My Cabinet. UAE / UAE
Culture club
Alserkal Avenue, a clutch of galleries and spaces in Dubai’s Al Quoz, has become a focal point for the region’s buzzing arts and culture scene. Meet the team behind the transformation.
There’s something symbiotic about the crisp lines of Abdelmonem Bin Eisa Alserkal’s white kandura (robe) and the minimalist architecture of Concrete, a high-ceilinged warehouse designed by Rem Koolhaas’s OMA that occupies a central space in Dubai’s Alserkal Avenue. Concrete is one of a series of warehouses – some original, some built later – in this former industrial complex that has become a beacon for the creative industries in the UAE, spearheaded by its founder. But Alserkal, who has an infectious laugh that echoes around Concrete’s interior, is quick to credit his staff. “We share the same spirit,” he says. “These are not my team; they are my family. We are creative, we think outside the box and we might be slightly on the crazy side.”

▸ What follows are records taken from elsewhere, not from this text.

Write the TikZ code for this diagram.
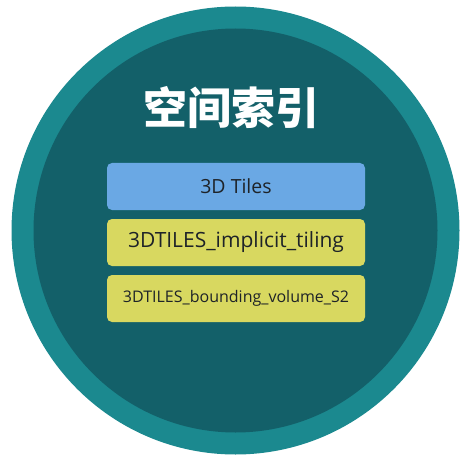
\documentclass[tikz,border=0pt]{standalone}
\usepackage{fontspec}
\setmainfont{Open Sans}
\newfontfamily\cjk{Noto Sans CJK SC}
\usetikzlibrary{positioning}
\definecolor{ringteal}{RGB}{27,137,143}
\definecolor{coreteal}{RGB}{19,96,105}
\definecolor{tileblue}{RGB}{106,168,228}
\definecolor{extyellow}{RGB}{216,216,96}
\definecolor{boxtext}{RGB}{30,35,40}

\begin{document}
\begin{tikzpicture}[x=1pt,y=-1pt,node distance=56pt,on grid,
	layer/.style={rectangle,rounded corners=5pt,minimum width=258pt,minimum height=47pt,
		text=boxtext,font=\fontsize{19.5}{22}\selectfont}]
	\useasboundingbox (0,0) rectangle (468,465);
	\fill[ringteal] (235.5,230.5) circle[radius=224];
	\fill[coreteal] (235.5,230.5) circle[radius=202];
	\node[text=white,font=\cjk\bfseries\fontsize{44}{48}\selectfont] (title) at (231,108) {空间索引};
	\node[layer,fill=tileblue] (tiles) at (236,186.5) {3D Tiles};
	\node[layer,fill=extyellow,font=\fontsize{21}{24}\selectfont] (implicit) [below=of tiles] {3DTILES\_implicit\_tiling};
	\node[layer,fill=extyellow,font=\fontsize{16}{20}\selectfont] (s2) [below=of implicit] {3DTILES\_bounding\_volume\_S2};
\end{tikzpicture}
\end{document}
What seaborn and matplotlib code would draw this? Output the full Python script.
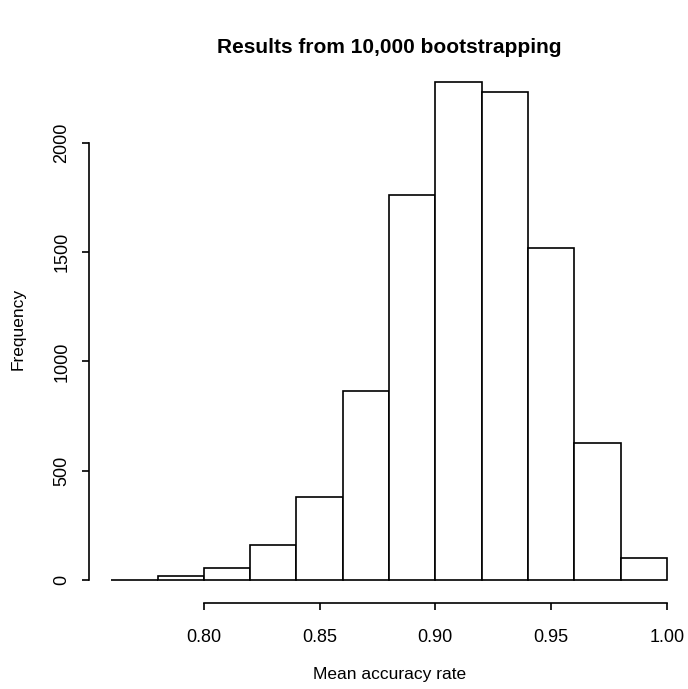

Alserkal says that his earliest memories were of escaping into different worlds as he leafed through the pages of books filled with paintings by the Old Masters. A combination of passion and opportunity led the arts patron and businessman to open Alserkal Avenue in 2008. Located on the site of an old marble factory in the Al Quoz neighbourhood, it’s flanked by dusty streets populated by a network of workshops, garages and poorly signposted businesses. Alserkal set about transforming the area, welcoming galleries, institutions and foundations. Nowadays the Avenue is often buzzing with festivals, music performances or outdoor film screenings in the winter months when temperatures allow.
The space continues to evolve as businesses, from architecture firms to cafés, move in. The family also established the philanthropic Alserkal Arts Foundation in 2019. But Alserkal is once again keen to point out that nothing would have been possible without the effort of his international team, who hail from everywhere from Egypt to Lithuania. “There was an opportunity to fill a gap,” he says of the Avenue’s beginnings. “But it was the team who shaped the vision and made it what it is today.”